A real $F_n$-tree is a real tree $T$ (a metric space with distance $d_T$ such that each two points can be connected by a unique geodesic) on which $F_n$ (the free group of rank $n$) acts by isometries (i.e. for $g \in F_n$ and $x,y \in T$ we have $d_T(gx, gy) = d_T(x,y)$). These are definitions from "The Tits alternative for $\operatorname{Out}(F_n)$ II: A Kolchin type theorem" by Bestvina, Feighn and Handel.
They also define a length function: suppose the distance on the tree is given by $d_T$. Let $a \in F_n$ and define the length $$l_t(a) = \operatorname{inf}_{x \in T}\{d_T(x, ax)\}$$ where $ax$ is the image of $x$ under the action of $F_n$. The text claims that this lenght is constant on conjugacy classes. I tried proving this, but failed: my idea was to show that $d_T(x, ax) = d_T(x, gag^{-1}x)$ for each $x \in T$ and $a, g \in F_n$. I tried using the fact that $F_n$ acts by isometries, but did not manage to 'cancel terms'.
Next the text also claims that $\{x \in T \vert d_T(x, ax) = l_T(a)\}$ is a set isometric to $\mathbb{R}$. I can not seem to find the required 'map'. Any hints would be appreciated!
The first property is not special to $\mathbb{R}$-trees or free groups.
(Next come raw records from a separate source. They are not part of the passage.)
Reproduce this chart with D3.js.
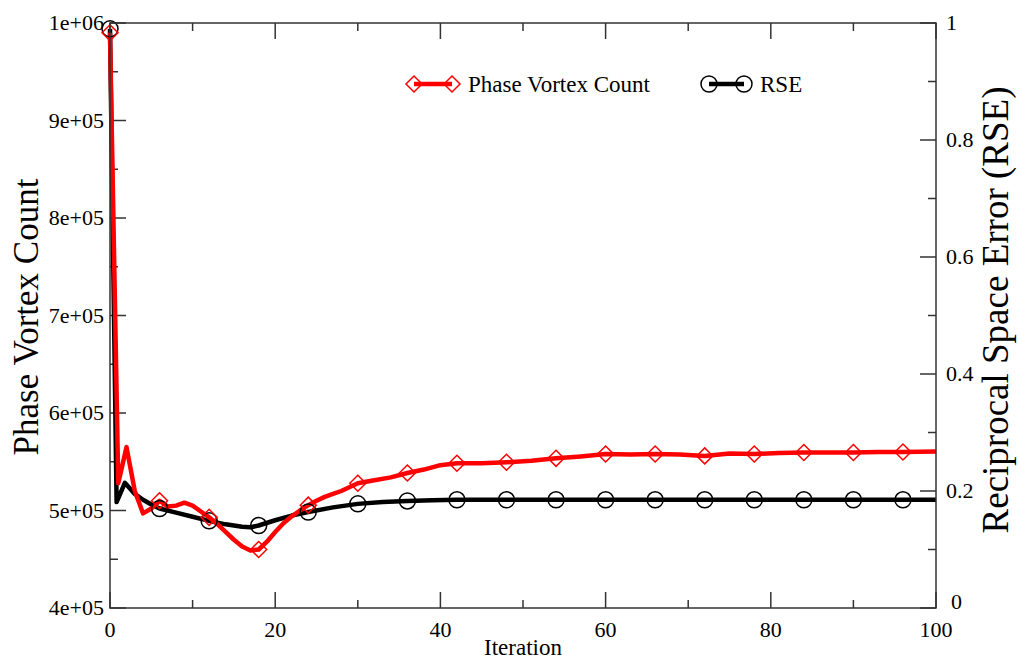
<!DOCTYPE html>
<html><head><meta charset="utf-8">
<script src="https://cdn.jsdelivr.net/npm/d3@7/dist/d3.min.js"></script>
<style>html,body{margin:0;padding:0;background:#fff;}svg{display:block;}svg text{font-family:"Liberation Serif","DejaVu Serif",serif;}</style>
</head><body>
<svg id="chart" width="1018" height="659"></svg>
<script>
// ---- data ----
const pvcIter = [0,1,2,3,4,5,6,7,8,9,10,11,12,13,14,15,16,17,18,19,20,21,22,23,24,25,26,27,28,30,32,34,36,38,40,42,45,48,51,54,57,60,63,66,69,72,75,78,81,84,87,90,93,96,100];
const pvcVal  = [990000,528000,565000,520000,497000,502000,510000,504000,505000,508000,505000,499000,493000,486000,478000,470000,463000,459000,460000,468000,478000,487000,494000,500000,505500,510000,514000,517000,520000,528000,531000,534000,538500,542000,546500,548500,548500,549500,551000,553500,555500,558000,557500,558000,557500,556000,558500,558000,559000,559500,559500,559500,560000,560000,560500];
const rseIter = [0,0.8,1.8,3,4,5,6,8,10,12,14,16,17,18,20,22,24,27,30,33,36,39,42,48,54,60,66,72,78,84,90,96,100];
const rseVal  = [0.99,0.181,0.214,0.195,0.185,0.177,0.170,0.163,0.156,0.149,0.143,0.139,0.138,0.141,0.150,0.158,0.164,0.172,0.178,0.181,0.183,0.184,0.185,0.185,0.185,0.185,0.185,0.185,0.185,0.185,0.185,0.185,0.185];
const markerStep = 6;
const xTicks = [0,20,40,60,80,100];
const yLeftTicks = [400000,500000,600000,700000,800000,900000,1000000];
const yLeftLabels = ["4e+05","5e+05","6e+05","7e+05","8e+05","9e+05","1e+06"];
const yRightTicks = [0,0.2,0.4,0.6,0.8,1];
const yRightLabels = ["0","0.2","0.4","0.6","0.8","1"];
const seriesNames = ["Phase Vortex Count","RSE"];
const axisTitles = {x:"Iteration", yLeft:"Phase Vortex Count", yRight:"Reciprocal Space Error (RSE)"};

// ---- layout ----
const FONT = "Liberation Serif";
const L=110, R=936, T=23, B=608;
const svg = d3.select("#chart");
const x = d3.scaleLinear().domain([0,100]).range([L,R]);
const yL = d3.scaleLinear().domain([400000,1000000]).range([B,T]);
const yR = d3.scaleLinear().domain([0,1]).range([B,T]);
const frameColor = "#333";
const major = 16, minor = 8;

// ticks
const g = svg.append("g").attr("stroke",frameColor).attr("stroke-width",1.5);
function tickLines(vals, fn, len){ vals.forEach(v=>fn(v,len)); }
const xMinor = d3.range(10,100,20);
tickLines(xTicks, (v,l)=>{ g.append("line").attr("x1",x(v)).attr("x2",x(v)).attr("y1",B).attr("y2",B-l);
  g.append("line").attr("x1",x(v)).attr("x2",x(v)).attr("y1",T).attr("y2",T+l);}, major);
tickLines(xMinor, (v,l)=>{ g.append("line").attr("x1",x(v)).attr("x2",x(v)).attr("y1",B).attr("y2",B-l);
  g.append("line").attr("x1",x(v)).attr("x2",x(v)).attr("y1",T).attr("y2",T+l);}, minor);
tickLines(yLeftTicks, (v,l)=>g.append("line").attr("x1",L).attr("x2",L+l).attr("y1",yL(v)).attr("y2",yL(v)), major);
tickLines(d3.range(450000,1000000,100000), (v,l)=>g.append("line").attr("x1",L).attr("x2",L+l).attr("y1",yL(v)).attr("y2",yL(v)), minor);
tickLines(yRightTicks, (v,l)=>g.append("line").attr("x1",R).attr("x2",R-l).attr("y1",yR(v)).attr("y2",yR(v)), major);
tickLines(d3.range(0.1,1,0.2), (v,l)=>g.append("line").attr("x1",R).attr("x2",R-l).attr("y1",yR(v)).attr("y2",yR(v)), minor);

// series
const pvc = pvcIter.map((it,i)=>({x:it,y:pvcVal[i]}));
const rse = rseIter.map((it,i)=>({x:it,y:rseVal[i]}));
const lineL = d3.line().x(d=>x(d.x)).y(d=>yL(d.y));
const lineR = d3.line().x(d=>x(d.x)).y(d=>yR(d.y));

svg.append("path").datum(rse).attr("d",lineR).attr("fill","none").attr("stroke","#000").attr("stroke-width",4.5).attr("stroke-linejoin","round");
svg.append("path").datum(pvc).attr("d",lineL).attr("fill","none").attr("stroke","#f00").attr("stroke-width",4.5).attr("stroke-linejoin","round");

const diamond = (cx,cy,s)=>`M${cx},${cy-s}L${cx+s},${cy}L${cx},${cy+s}L${cx-s},${cy}Z`;
svg.append("g").selectAll("circle").data(rse.filter(d=>d.x%markerStep===0)).join("circle")
  .attr("cx",d=>x(d.x)).attr("cy",d=>yR(d.y)).attr("r",8).attr("fill","none").attr("stroke","#000").attr("stroke-width",1.5);
svg.append("g").selectAll("path").data(pvc.filter(d=>d.x%markerStep===0)).join("path")
  .attr("d",d=>diamond(x(d.x),yL(d.y),8)).attr("fill","none").attr("stroke","#f00").attr("stroke-width",1.5);

// frame
svg.append("rect").attr("x",L).attr("y",T).attr("width",R-L).attr("height",B-T).attr("fill","none").attr("stroke",frameColor).attr("stroke-width",1.5);

// tick labels
const fs = 22;
const txt = (sel)=>sel.attr("font-family",FONT).attr("fill","#000");
txt(svg.append("g").selectAll("text").data(xTicks).join("text").attr("x",d=>x(d)).attr("y",B+29)
  .attr("text-anchor","middle").attr("font-size",fs).text(d=>d));
txt(svg.append("g").selectAll("text").data(yLeftTicks).join("text").attr("x",L-6).attr("y",d=>yL(d)+7)
  .attr("text-anchor","end").attr("font-size",fs).text((d,i)=>yLeftLabels[i]));
txt(svg.append("g").selectAll("text").data(yRightTicks).join("text").attr("x",(d,i)=>R+10+(i===0?5:0)).attr("y",(d,i)=>yR(d)+7-(i===0?6:0))
  .attr("text-anchor","start").attr("font-size",fs).text((d,i)=>yRightLabels[i]));

// axis titles
txt(svg.append("text").attr("x",x(50)).attr("y",655).attr("text-anchor","middle").attr("font-size",23).text(axisTitles.x));
txt(svg.append("text").attr("transform",`translate(38,317) rotate(-90)`).attr("text-anchor","middle").attr("font-size",35).text(axisTitles.yLeft));
txt(svg.append("text").attr("transform",`translate(1008,310) rotate(-90)`).attr("text-anchor","middle").attr("font-size",37).text(axisTitles.yRight));

// legend
const lg = svg.append("g");
const ly = 84;
lg.append("line").attr("x1",414).attr("x2",452).attr("y1",ly).attr("y2",ly).attr("stroke","#f00").attr("stroke-width",4.5);
[414,452].forEach(cx=>lg.append("path").attr("d",diamond(cx,ly,8)).attr("fill","none").attr("stroke","#f00").attr("stroke-width",1.5));
txt(lg.append("text").attr("x",468).attr("y",ly+8).attr("font-size",23).text(seriesNames[0]));
lg.append("line").attr("x1",709).attr("x2",744).attr("y1",ly).attr("y2",ly).attr("stroke","#000").attr("stroke-width",4.5);
[709,744].forEach(cx=>lg.append("circle").attr("cx",cx).attr("cy",ly).attr("r",8).attr("fill","none").attr("stroke","#000").attr("stroke-width",1.5));
txt(lg.append("text").attr("x",760).attr("y",ly+8).attr("font-size",23).text(seriesNames[1]));
</script>
</body></html>
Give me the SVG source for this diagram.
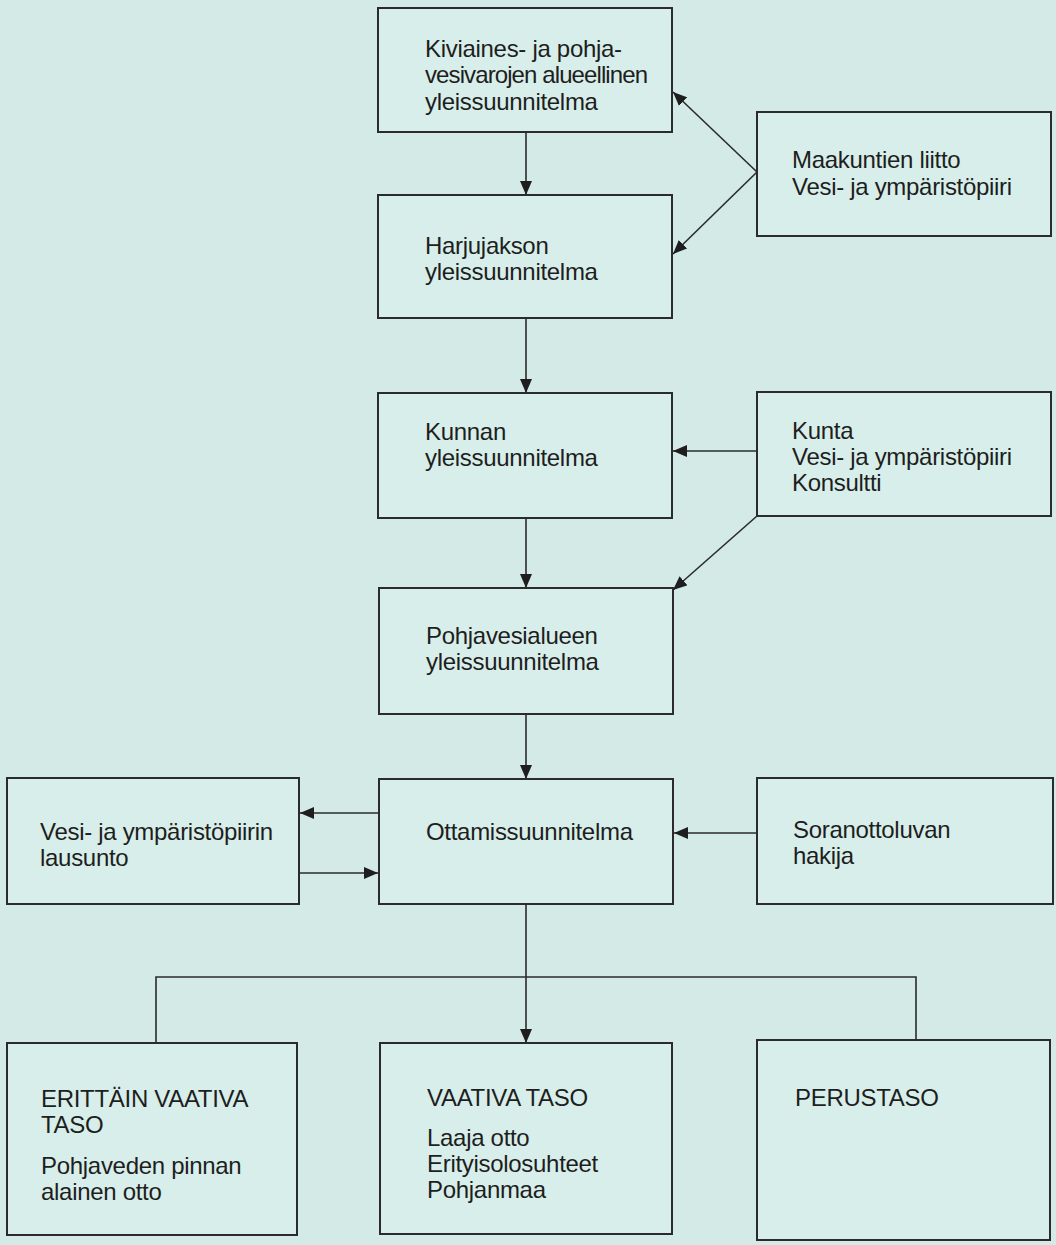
<svg xmlns="http://www.w3.org/2000/svg" width="1056" height="1245" viewBox="0 0 1056 1245">
  <style>
    .box { fill: #d8eeea; stroke: #2b2b2b; stroke-width: 2; }
    .lbl { font-family: "Liberation Sans", Arial, sans-serif; font-size: 24px; letter-spacing: -0.3px; fill: #1e1e1e; }
    .tight { letter-spacing: -0.9px; }
    .edge { fill: none; stroke: #2b2b2b; stroke-width: 1.6; }
  </style>
  <defs>
    <marker id="arrow" viewBox="0 0 14 12" refX="14" refY="6" markerWidth="14" markerHeight="12" markerUnits="userSpaceOnUse" orient="auto">
      <path d="M0,0 L14,6 L0,12 Z" fill="#1e1e1e"/>
    </marker>
  </defs>

  <rect width="1056" height="1245" fill="#d3eae6"/>

  <!-- connectors -->
  <g id="connectors">
    <line class="edge" x1="526" y1="132" x2="526" y2="195" marker-end="url(#arrow)"/>
    <line class="edge" x1="526" y1="318" x2="526" y2="393" marker-end="url(#arrow)"/>
    <line class="edge" x1="526" y1="518" x2="526" y2="588" marker-end="url(#arrow)"/>
    <line class="edge" x1="526" y1="714" x2="526" y2="779" marker-end="url(#arrow)"/>
    <line class="edge" x1="526" y1="904" x2="526" y2="1043" marker-end="url(#arrow)"/>
    <line class="edge" x1="757" y1="172" x2="673" y2="92" marker-end="url(#arrow)"/>
    <line class="edge" x1="757" y1="172" x2="673" y2="254" marker-end="url(#arrow)"/>
    <line class="edge" x1="757" y1="451" x2="673" y2="451" marker-end="url(#arrow)"/>
    <line class="edge" x1="757" y1="516" x2="673" y2="590" marker-end="url(#arrow)"/>
    <line class="edge" x1="757" y1="833" x2="674" y2="833" marker-end="url(#arrow)"/>
    <line class="edge" x1="379" y1="813" x2="300" y2="813" marker-end="url(#arrow)"/>
    <line class="edge" x1="299" y1="873" x2="378" y2="873" marker-end="url(#arrow)"/>
    <polyline class="edge" points="156,1043 156,977 916,977 916,1040"/>
  </g>

  <g id="kiviaines">
    <rect class="box" x="378" y="8" width="294" height="124"/>
    <text class="lbl" x="425" y="57">Kiviaines- ja pohja-</text>
    <text class="lbl tight" x="425" y="83">vesivarojen alueellinen</text>
    <text class="lbl" x="425" y="110">yleissuunnitelma</text>
  </g>

  <g id="maakuntien-liitto">
    <rect class="box" x="757" y="112" width="294" height="124"/>
    <text class="lbl" x="792" y="168">Maakuntien liitto</text>
    <text class="lbl" x="792" y="195">Vesi- ja ympäristöpiiri</text>
  </g>

  <g id="harjujakso">
    <rect class="box" x="378" y="195" width="294" height="123"/>
    <text class="lbl" x="425" y="254">Harjujakson</text>
    <text class="lbl" x="425" y="280">yleissuunnitelma</text>
  </g>

  <g id="kunnan">
    <rect class="box" x="378" y="393" width="294" height="125"/>
    <text class="lbl" x="425" y="440">Kunnan</text>
    <text class="lbl" x="425" y="466">yleissuunnitelma</text>
  </g>

  <g id="kunta">
    <rect class="box" x="757" y="392" width="294" height="124"/>
    <text class="lbl" x="792" y="439">Kunta</text>
    <text class="lbl" x="792" y="465">Vesi- ja ympäristöpiiri</text>
    <text class="lbl" x="792" y="491">Konsultti</text>
  </g>

  <g id="pohjavesialue">
    <rect class="box" x="379" y="588" width="294" height="126"/>
    <text class="lbl" x="426" y="644">Pohjavesialueen</text>
    <text class="lbl" x="426" y="670">yleissuunnitelma</text>
  </g>

  <g id="lausunto">
    <rect class="box" x="7" y="778" width="292" height="126"/>
    <text class="lbl" x="40" y="840">Vesi- ja ympäristöpiirin</text>
    <text class="lbl" x="40" y="866">lausunto</text>
  </g>

  <g id="ottamis">
    <rect class="box" x="379" y="779" width="294" height="125"/>
    <text class="lbl" x="426" y="840">Ottamissuunnitelma</text>
  </g>

  <g id="hakija">
    <rect class="box" x="757" y="778" width="296" height="126"/>
    <text class="lbl" x="793" y="838">Soranottoluvan</text>
    <text class="lbl" x="793" y="864">hakija</text>
  </g>

  <g id="erittain-vaativa">
    <rect class="box" x="7" y="1043" width="290" height="192"/>
    <text class="lbl" x="41" y="1107">ERITTÄIN VAATIVA</text>
    <text class="lbl" x="41" y="1133">TASO</text>
    <text class="lbl" x="41" y="1174">Pohjaveden pinnan</text>
    <text class="lbl" x="41" y="1200">alainen otto</text>
  </g>

  <g id="vaativa">
    <rect class="box" x="380" y="1043" width="292" height="191"/>
    <text class="lbl" x="427" y="1106">VAATIVA TASO</text>
    <text class="lbl" x="427" y="1146">Laaja otto</text>
    <text class="lbl" x="427" y="1172">Erityisolosuhteet</text>
    <text class="lbl" x="427" y="1198">Pohjanmaa</text>
  </g>

  <g id="perustaso">
    <rect class="box" x="757" y="1040" width="293" height="200"/>
    <text class="lbl" x="795" y="1106">PERUSTASO</text>
  </g>
</svg>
Suppose that $G$ is a group acting on the left by isometries on a complete metric space $(X,d)$. The translation length of an element $g \in G$ is defined as
$\ell_X(g) = {\rm inf} \, \{d(x, g.x) \mid x \in X\}$.
If $h \in G$, then $d(x,h^{-1}gh.x) = d(h.x,gh.x)$ because $h$ acts by isometries.
Taking the infimum over all $x \in X$ is the same as taking the infimum over all $y \in X$ such that $y = h.x$ for some $x \in X$ because for any $y$, we have $y = h.(h^{-1}.y)$.
Therefore, $\ell_X(h^{-1}gh) = \ell(g)$.
The second statement does use some geometry and properties of the group. For $g \in G$, the set $\{x \in X \mid d(x, g.x) = \ell_X(g)\}$ is called the min set of $g$, denoted by ${\rm Min}(g)$ in the text by Bridson and Haefliger, a good reference and a good place to learn more.
If $x \in {\rm Min}(g)$ and $\ell_X(g) > 0$, then $g^n.x \in {\rm Min}(g)$ for all $n \in \mathbb{Z}$ because $d(g^n.x, g.(g^n.x)) = d(x, g.x) = \ell_X(g)$. Notice if $gh = hg$, then $h.x \in {\rm Min}(g)$ by the same argument. But in a free group, you won't have this additional complexity.
Let's assume from now on that $X$ is an $\mathbb{R}$-tree and $G$ is a group acting freely by isometries. Let $[x,g.x]$ denote the unique unit speed geodesic from $x$ to $g.x$. If $y \in [x,g.x]$, then $y \in {\rm Min}(g)$ because
$$d(x,y) + d(y,g.x) = d(x,g.x) = \ell_X(g) = d(g.x, g.y) + d(y,g.x) = d(y,g.y)$$.
It follows that the union $L$ of the geodesics $[g^n.x, g^{n+1}.x]$ for $n \in \mathbb{R}$ belongs to the min set. On the other hand, if $z$ does not belong to $L$, then there is a unique closest point $\pi(z)$ in $L$. Since $X$ is an $\mathbb{R}$ tree, $d(z, g.z) = 2*d(z, \pi(z)) + \ell_X(g)$. Therefore, $L = {\rm Min}(g)$. And $L$ is isometric to $\mathbb{R}$. I've omitted some details.
The final important detail is why ${\rm Min}(g)$ is non-empty and $\ell_X(g) > 0$ if $g \neq 1$. The exercise, see (3) on p.231 of Bridson & Haefliger, is that if $x \in X$ and $m$ is the midpoint of $[x,g.x]$, then $m$ belongs to the min set. Since the group is acting freely, $g.x \neq x$ and so $\ell_X(g) > 0$.